I hope I shall see you and Ritchie and you all soon."

The following Stars and Stripes article by Allan Morrison tells of the Unit my father, George Davison, was with but does not list the Unit by name. The Unit was 320th AAA Barrage Balloon Battalion, VLA (Very Low Altitude).
"Balloon Umbrella Raised on D-Day Has Sheltered the Beachheads Since" by Allan Morrison (Stars and Stripes Staff Writer)
A U.S. BEACHHEAD, July 5---

During and since D-Day barrage balloons flown by a Negro barrage balloon battalion have provided a screen of rubber several miles long on the two main beachheads, assisting in the protection of troop landings and the unloading of supplies. There are two significant aspects of this unit's work. First, the VLA (very low altitude) balloons confounded sceptics; their part in keeping enemy raiders above effective strafing altitude. Second, the unit has the distinction of being the only Negro combat group included in the first assault forces to hit the coasts. The balloons were flown across the channel from hundreds of landing craft, three men to a balloon, and taken ashore under savage fire from shore batteries. Some of the men died alongside the infantryman they came in to protect, and their balloons drifted off. But the majority struggled to shore with their balloons and light winches and set up for operation in foxholes on the beach. The balloons still fly as protective umbrellas, some from the sites taken under 88 fire, others snugly established in former German pillboxes built into the cliffs and man their balloons around the clock. The balloons are armed with a lethal device attached to the cable. Should an enemy pilot try to fly through the barrage and strike a cable, the device releases a "flying mine" which explodes against the plane. The unit's first kill came recently when a JU88 ran afoul of the cable supporting the balloon of commanded by Cpl. George Alston, of Norfolk, Va. Pride of the battalion is a group of medics who covered themselves with glory on D-Day by landing in the face of heavy fire to set up a first aid station on that beach.
The men praised by the unit's CO, Lt. Col. Leon Reed, of Middleboro, Ky., are:
Capt. Robert E. Devitt, Chicago, Ill.;
S/Sgt Alfred Bell, Memphis Tenn.;
Cpl. Waverly B. Woodson Jr., Philadelphia;
Cpl. Eugene Worthy, Memphis, Tenn.;
Pfc. Warren W. Capers, Kenbridge, Va.

All have been recommended for decorations."

From my father George's written account :
"..........Then came the time for the business at hand, we were told that we would be attached to the 1st Army and land with them.

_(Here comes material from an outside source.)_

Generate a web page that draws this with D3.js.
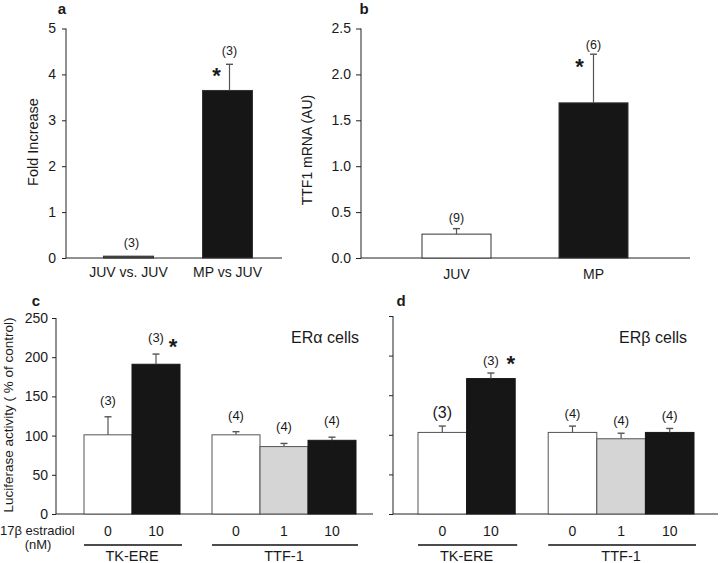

Also they would be our mothers because they knew what the score was they had been through the Italy Campaign and had landed or made a beach there. We were to ask them anything that might puzzle us because they were already told to help us any way possible we were Greene Troups. They did just that, on my boat there was 1 Balloon crew and myself and one other colored soldier, we ask a lot of questions. And we were answered promptly and kindly. These men of the 1st Army were of the best group of men I had come in contact with any where. The ones with the Western Southern or New England accent, it didn't make any difference they were all the same........
.........As a truck went down the ramp, I grabbed on to the racks and this truck went out of sight so I let go of the truck racks thinking to myself I'll try and make it on my own, I can swim and that vehicle might keep me down for some reason in that deep water. So there I am in that water, with to much weight, so I shrugged my shoulders and off went my musette bag.........
.......all the time this was happening the enemy was putting down a steady stream of cross fire, we were let off in to deep waters. I believe the Lord was on my side because if he would have let just one of those tracers hit those 105 Hw shells it would have been all over. You could have taken the skillet off the stove cause the gas would have been gone!"

Sgt Davison was onboard an LCT, # 608. George died 01 Oct 2002 at the age of 80 years. I heard him say little about the D-Day Invasion but as I look at his photos and read his words about that day in June, it was an experience that greatly affected his life.

This story is published with the permission of George A. Davison's Son : William A. Davison.